What does HList#foldLeft() return?

Question

I'm trying to play with HList's from Shapeless.

This is my first try:

trait Column[T] {
     val name: String
}

case class CV[T](col: Column[T], value: T)

object CV {
    object columnCombinator extends Poly2 {
        implicit def algo[A] = at[(String, String, String), CV[A]] { case ((suffix, separator, sql), cv) ⇒
            (suffix, separator, if (sql == "") cv.col.name+suffix else sql+separator+cv.col.name+suffix)
        }
    }

    def combine[A <: HList](columns: A, suffix: String, separator: String = " and ")
                           (implicit l: LeftFolder[A, (String, String, String), columnCombinator.type]): String =
        columns.foldLeft((suffix, separator, ""))(columnCombinator)._3
}

The problem is I don't know what foldLeft does return in this example.

I expect it to return (String, String, String), but the compiler tells me that returns l.Out. What is l.Out?

The source code is a little complicated to guess it.

There isn't much information in the web about this.

Some information I've consulted:

• Shapeless Tests
• Shapeless documentation

Answer 1

Your combine method returns what's called a "dependent method type", which just means that its return type depends on one of its arguments—in this case as a path-dependent type that includes l in its path.

In many cases the compiler will statically know something about the dependent return type, but in your example it doesn't. I'll try to explain why in a second, but first consider the following simpler example:

scala> trait Foo { type A; def a: A }
defined trait Foo

scala> def fooA(foo: Foo): foo.A = foo.a
fooA: (foo: Foo)foo.A

scala> fooA(new Foo { type A = String; def a = "I'm a StringFoo" })
res0: String = I'm a StringFoo

Here the inferred type of res0 is String, since the compiler statically knows that the A of the foo argument is String. We can't write either of the following, though:

scala> def fooA(foo: Foo): String = foo.a
<console>:12: error: type mismatch;
 found   : foo.A
 required: String
       def fooA(foo: Foo): String = foo.a
                                        ^

scala> def fooA(foo: Foo) = foo.a.substring
<console>:12: error: value substring is not a member of foo.A
       def fooA(foo: Foo) = foo.a.substring
                                  ^

Because here the compiler doesn't statically know that foo.A is String.
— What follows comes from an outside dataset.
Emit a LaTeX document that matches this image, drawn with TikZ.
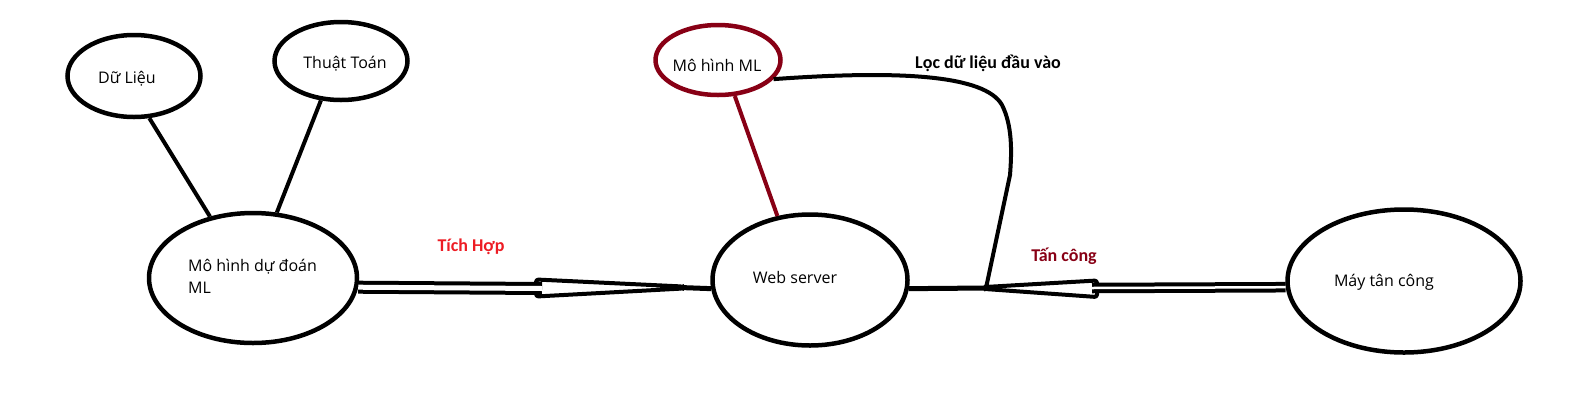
\documentclass[tikz,border=0pt]{standalone}
\usepackage{fontspec}
\setmainfont{Open Sans}
\newfontfamily\lblfont{Carlito}
\usetikzlibrary{shapes.geometric}
\definecolor{dred}{HTML}{880015}
\definecolor{lred}{HTML}{ED1C24}
\begin{document}
\begin{tikzpicture}[x=1pt,y=-1pt,
  oval/.style={ellipse,draw,line width=4.5pt,inner sep=0pt},
  txt/.style={font=\fontsize{16}{22}\selectfont,anchor=base,inner sep=0pt},
  lbl/.style={font=\lblfont\bfseries\fontsize{18}{22}\selectfont,anchor=base,inner sep=0pt},
  wire/.style={line width=4pt},
  thick wire/.style={line width=5pt},
  dbl/.style={line width=4pt,double=white},
  pencil/.style={draw,fill=white,line width=4pt,rounded corners=2.5pt,line join=round}]
\useasboundingbox (0,0) rectangle (1576,408);
% ellipses
\node[oval,minimum width=133pt,minimum height=82pt] (du) at (134,76) {};
\node[oval,minimum width=133pt,minimum height=78pt] (tt) at (341,61) {};
\node[oval,minimum width=208pt,minimum height=130pt] (mh) at (253,278) {};
\node[oval,draw=dred,minimum width=125pt,minimum height=70pt] (ml) at (718,60) {};
\node[oval,minimum width=195pt,minimum height=131pt] (web) at (810,280) {};
\node[oval,minimum width=233pt,minimum height=143pt] (may) at (1404,281) {};
% texts
\node[txt] (dutxt) at (127,83) {Dữ Liệu};
\node[txt] (tttxt) at (345,68) {Thuật Toán};
\node[txt,anchor=base west] (mhtxt1) at (188,271) {Mô hình dự đoán};
\node[txt,anchor=base west] (mhtxt2) at (188,293) {ML};
\node[txt] (mltxt) at (717,71) {Mô hình ML};
\node[txt] (webtxt) at (795,283) {Web server};
\node[txt] (maytxt) at (1384,286) {Máy tân công};
\node[lbl,text=lred] (lb1) at (471,251) {Tích Hợp};
\node[lbl,text=dred] (lb2) at (1064,261) {Tấn công};
\node[lbl] (lb3) at (988,68) {Lọc dữ liệu đầu vào};
% simple connectors
\draw[wire] (du.-70) -- (mh.125);
\draw[wire] (tt.-117) -- (mh.70);
\draw[wire,draw=dred] (ml.-65) -- (web.117);
% left connector
\coordinate (tipL) at (680,287.5);
\coordinate (bluntL) at (542,288.5);
\draw[pencil] (536,279.5) -- (683,286.5) -- (683,288.5) -- (536,296.5) -- cycle;
\draw[dbl,double distance=5pt] (mh.-5.5) -- (bluntL);
\draw[thick wire] (tipL) -- (web.185);
% right connector
\coordinate (tipR) at (986,288);
\coordinate (bluntR) at (1092,288);
\draw[thick wire] (web.-5) -- (tipR);
\draw[pencil] (1097,280.5) -- (985,287) -- (985,289) -- (1097,297) -- cycle;
\draw[dbl,double distance=2.5pt] (bluntR) -- (may.183.5);
% filter curve
\draw[wire] (ml.-19) .. controls (900,70) and (985,75) .. (1002,105)
  .. controls (1012,125) and (1012,150) .. (1010,175) -- (tipR);
\end{tikzpicture}
\end{document}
Here's a more complex example:

sealed trait Baz {
  type A
  type B

  def b: B
}

object Baz {
  def makeBaz[T](t: T): Baz { type A = T; type B = T } = new Baz {
    type A = T
    type B = T

    def b = t
  }
}

Now we know that it's not possible to create a Baz with different types for A and B, but the compiler doesn't, so it won't accept the following:

scala> def bazB(baz: Baz { type A = String }): String = baz.b
<console>:13: error: type mismatch;
 found   : baz.B
 required: String
       def bazB(baz: Baz { type A = String }): String = baz.b
                                                            ^

This is exactly what you're seeing. If we look at the code in shapeless.ops.hlist, we can convince ourselves that the LeftFolder we're creating here will have the same type for In and Out, but the compiler can't (or rather won't—it's a design decision) follow us in this reasoning, which means it won't let us treat l.Out as a tuple without more evidence.

Fortunately that evidence is pretty easy to provide thanks to LeftFolder.Aux, which is just an alias for LeftFolder with the Out type member as a fourth type parameter:

def combine[A <: HList](columns: A, suffix: String, separator: String = " and ")(
  implicit l: LeftFolder.Aux[
    A,
    (String, String, String),
    columnCombinator.type,
    (String, String, String)
  ]
): String =
    columns.foldLeft((suffix, separator, ""))(columnCombinator)._3

(You could also use the type member syntax with plain old LeftFolder in l's type, but that would make this signature even messier.)

The columns.foldLeft(...)(...) part still returns l.Out, but now the compiler statically knows that that's a tuple of strings.